Man, I love the reflog.

The reflog is a log of all the commits you've ever checked out, along with some narrative of how you got there. Note the second line of the output:

9ea423f HEAD@{1}: checkout: moving from awesome_feature to master

It tells me quite clearly that I moved from my awesome_feature branch to master, and when I was done I was looking at commit 9ea423f. After that, I merged:

473578b HEAD@{0}: merge awesome_feature: Merge made by the 'recursive' strategy.

So 9ea423f is the right commit to compare with:

git diff 9ea423f

and the right one to reset to if it's all gone horribly, horribly Pete Tong:

git reset --hard 9ea423f

and there we go: dodgy merge aborted!

You had me right up till "simply"

This might seem a little convoluted, but hey: git itself seems "convoluted" compared to just backing up folders before you make any changes you're not sure of. The point here is that, because all you're really doing is making commits and applying labels, regardless of what you do, there's very little that ever gets lost. This frees you up to wield that git chainsaw with a little less fear.

Take this, for example: Let's say you've been working on a branch, and decide it's time to merge down to master. You check out, and then get called into a meeting. You come back and run git merge my_cool_feature… and then realise you weren't actually on master. You've just merged your cool feature into some other branch, and it's a complete mess. No worries:

git reset --hard HEAD@{1}

This is a shortcut for saying that you want to reset the current branch to where it was before the last git action you did: in this case, to where it was before your crazy merge.

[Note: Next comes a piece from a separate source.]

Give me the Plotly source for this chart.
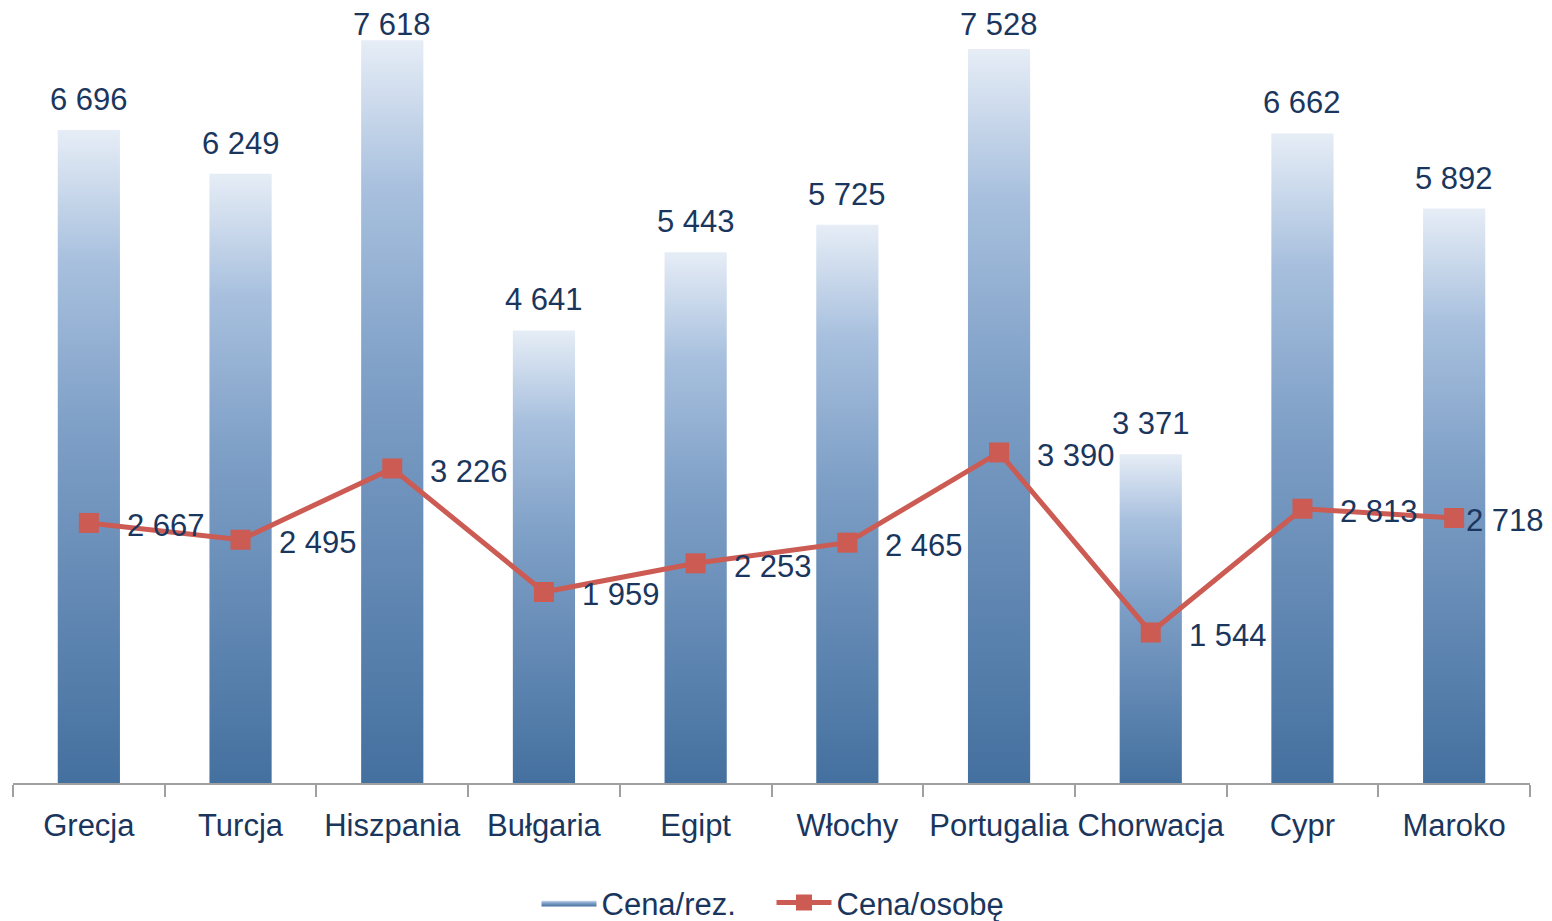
import plotly.graph_objects as go

countries = ['Grecja', 'Turcja', 'Hiszpania', 'Bułgaria', 'Egipt', 'Włochy',
             'Portugalia', 'Chorwacja', 'Cypr', 'Maroko']
cena_rez = [6696, 6249, 7618, 4641, 5443, 5725, 7528, 3371, 6662, 5892]
cena_osobe = [2667, 2495, 3226, 1959, 2253, 2465, 3390, 1544, 2813, 2718]


def fmt(v):
    # thousands separated by a space, like in the source
    return f'{v:,}'.replace(',', ' ')


TEXT = '#1b365d'
RED = '#cb5b53'
FS = 31
BAR_SCALE = [[0, '#44709f'], [0.55, '#7fa0c7'], [0.8, '#a8c0de'], [1, '#e6edf6']]
half = 0.205
LABEL_CAP = 7470  # tall bars get their label pushed down to stay in the chart

fig = go.Figure()

for i, (name, v) in enumerate(zip(countries, cena_rez)):
    fig.add_trace(go.Scatter(
        x=[i - half, i - half, i + half, i + half, i - half],
        y=[0, v, v, 0, 0],
        mode='lines',
        line=dict(width=0),
        fill='toself',
        fillgradient=dict(type='vertical', colorscale=BAR_SCALE),
        name='Cena/rez.',
        legendgroup='rez',
        showlegend=(i == 0),
        hoverinfo='skip',
    ))
    fig.add_annotation(x=i, y=min(v, LABEL_CAP), text=fmt(v), showarrow=False,
                       yanchor='bottom', yshift=11,
                       font=dict(size=FS, color=TEXT))

fig.add_trace(go.Scatter(
    x=list(range(len(countries))),
    y=cena_osobe,
    mode='lines+markers',
    line=dict(color=RED, width=5),
    marker=dict(symbol='square', size=20, color=RED),
    name='Cena/osobę',
))
last = len(cena_osobe) - 1
for i, v in enumerate(cena_osobe):
    # the last label sits on top of its marker so it fits at the edge
    fig.add_annotation(x=i, y=v, text=fmt(v), showarrow=False,
                       xanchor='left', xshift=(10 if i == last else 36),
                       yshift=-3, font=dict(size=FS, color=TEXT))

fig.update_xaxes(
    range=[-0.5, len(countries) - 0.5],
    tickvals=list(range(len(countries))),
    ticktext=countries,
    ticks='',
    ticklabelstandoff=14,
    minor=dict(tick0=-0.5, dtick=1, ticks='outside', ticklen=12,
               tickwidth=2, tickcolor='#a0a0a0'),
    showline=True, linecolor='#a0a0a0', linewidth=2,
    showgrid=False, zeroline=False,
    tickfont=dict(size=FS, color=TEXT),
)
fig.update_yaxes(range=[0, 7928], visible=False, showgrid=False)

# page body has an 8px margin, so the figure is a bit smaller than the window
fig.update_layout(
    width=1544, height=913,
    margin=dict(l=5, r=22, t=2, b=138, autoexpand=False),
    paper_bgcolor='white',
    plot_bgcolor='white',
    font=dict(family='Liberation Sans, Arial, sans-serif', size=FS, color=TEXT),
    legend=dict(orientation='h', x=0.5, xanchor='center', y=-0.155,
                yanchor='middle', font=dict(size=FS, color=TEXT),
                itemwidth=55, entrywidth=165),
)

fig.write_html('out.html')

git is not just an awesome source control system, it's also silently keeping a little undo log running in the background, a meta log of all the commits you've looked at and how you got to each one.

git is not only a safety net for your code, it's a safety net for your process.

Now, seriously this time, go and read Think like (a) git.


Update: Thanks to Sam for the helpful feedback on a couple of points in this article.